Linus Torvalds tagged Linux 7.1 on June 14th, 2026, and the headline feature is one that has frustrated dual-boot users for years: NTFS — the file system on virtually every Windows drive in existence — now has a proper, first-class driver in the mainline kernel.
The NTFS Driver Rewrite
The old ntfs3 driver, merged into the kernel back in 2021, was functional but rough around the edges. Writes were unreliable under certain workloads and mount times were slow. The 7.1 driver is a ground-up rewrite built on modern kernel infrastructure: iomap for I/O mapping, folio-based page management, and delayed allocation for batching writes efficiently.
The result is measurable. Benchmarks show 110% improvement on multi-threaded write workloads compared to the 7.0 driver. Cold mount times are also significantly faster, which matters when you're booting into Linux and need your Windows partition available immediately. A new companion userspace toolkit, ntfsprogs-plus, ships alongside the kernel driver for repair, format, and inspection tasks.
For anyone who has ever had a Windows drive go read-only mid-session on Linux, this is a genuinely big deal.
What Else Landed in 7.1
Intel's FRED (Flexible Return and Event Delivery) mechanism is now enabled by default. FRED replaces the older IRET-based exception handling path with a more efficient design, reducing overhead on interrupt-heavy workloads like database servers and high-throughput networking.
GPU driver improvements are widespread. Intel Arc graphics get faster shader compilation, AMD's AMDGPU driver adds initial Zen 6 support ahead of those processors shipping, and Apple Silicon support continues to mature with better power management on M-series chips running Asahi-derived drivers.
Steam Deck OLED owners will notice audio fixes that address crackling and drop-outs that appeared after kernel 7.0. Those issues stemmed from timing bugs in the CS35L56 amplifier driver, now corrected.

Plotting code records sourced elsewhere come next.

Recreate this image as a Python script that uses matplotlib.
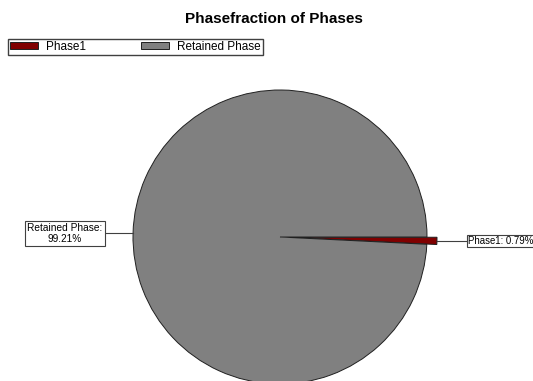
import numpy as np
import matplotlib.pyplot as plt

plt.rcParams['font.family'] = ['Liberation Sans', 'DejaVu Sans']

phases = ['Phase1', 'Retained Phase']
fractions = [0.79, 99.21]
colors = ['#800000', '#808080']

W, H = 533, 381
fig = plt.figure(figsize=(W / 100, H / 100), dpi=100)
ax = fig.add_axes([0, 0, 1, 1])

cx, cy, r = 280, H - 237, 147
wedges, _ = ax.pie(fractions, colors=colors, startangle=0, counterclock=False,
                   explode=[10, 0], center=(cx, cy), radius=r,
                   wedgeprops=dict(edgecolor='#202020', linewidth=0.7))
ax.set_xlim(0, W)
ax.set_ylim(0, H)
ax.set_aspect('equal')
ax.axis('off')

# callout labels
texts = ['%s: %.2f%%' % (phases[0], fractions[0]),
         '%s:\n%.2f%%' % (phases[1], fractions[1])]
for i, w in enumerate(wedges):
    ang = np.deg2rad((w.theta1 + w.theta2) / 2)
    ox, oy = w.center
    ex, ey = ox + w.r * np.cos(ang), oy + w.r * np.sin(ang)
    if i == 0:
        ax.plot([ex, 467], [ey, ey], color='#404040', lw=0.8)
        ax.text(468, ey, texts[i], ha='left', va='center', fontsize=6.9,
                bbox=dict(boxstyle='square,pad=0.12', fc='white', ec='#404040', lw=0.8))
    else:
        ax.plot([ex, 104], [ey, ey], color='#404040', lw=0.8)
        ax.text(65, ey, texts[i], ha='center', va='center', fontsize=7.3,
                linespacing=1.15,
                bbox=dict(boxstyle='square,pad=0.2', fc='white', ec='#404040', lw=0.8))

fig.text(274 / W, 1 - 19 / H, 'Phasefraction of Phases', ha='center', va='center',
         fontsize=11, fontweight='bold')

leg = fig.legend(wedges, phases, loc='upper left', ncol=2,
                 bbox_to_anchor=(8 / W, 1 - 39 / H),
                 borderaxespad=0, fancybox=False, edgecolor='#404040', fontsize=8.5,
                 handlelength=2.4, handleheight=0.5, borderpad=0.15, handletextpad=0.7,
                 columnspacing=4.6, framealpha=1)
leg.get_frame().set_linewidth(1.0)

fig.savefig('out.png', dpi=100)
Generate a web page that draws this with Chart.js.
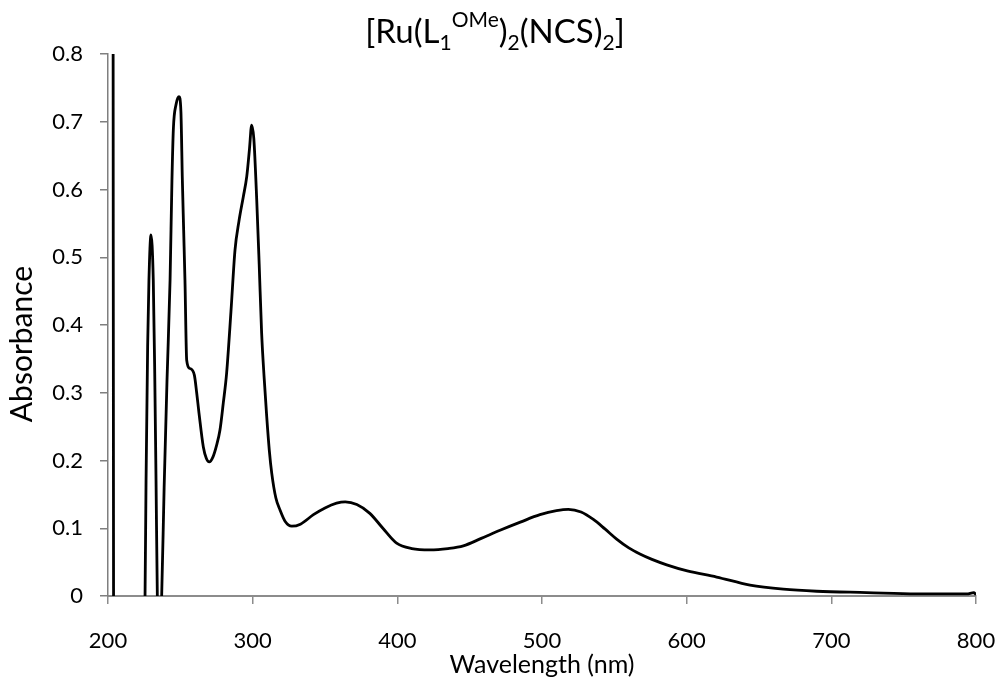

The legacy i486 architecture support is officially gone. It was already broken in 7.0 and nobody noticed, which says everything about how relevant 486-class hardware is in 2026.
Getting It
Major distributions will ship 7.1 on their normal schedules — Fedora will likely be first with an update, followed by Arch and the rolling releases. Ubuntu LTS users are already on 7.0 with Ubuntu 26.04 and will receive 7.1 backports through the HWE stack in the coming weeks. You can also build from source via kernel.org as always.
If you run a dual-boot setup with Windows and have been stuck on an older kernel specifically to avoid NTFS headaches, 7.1 is the version to upgrade to.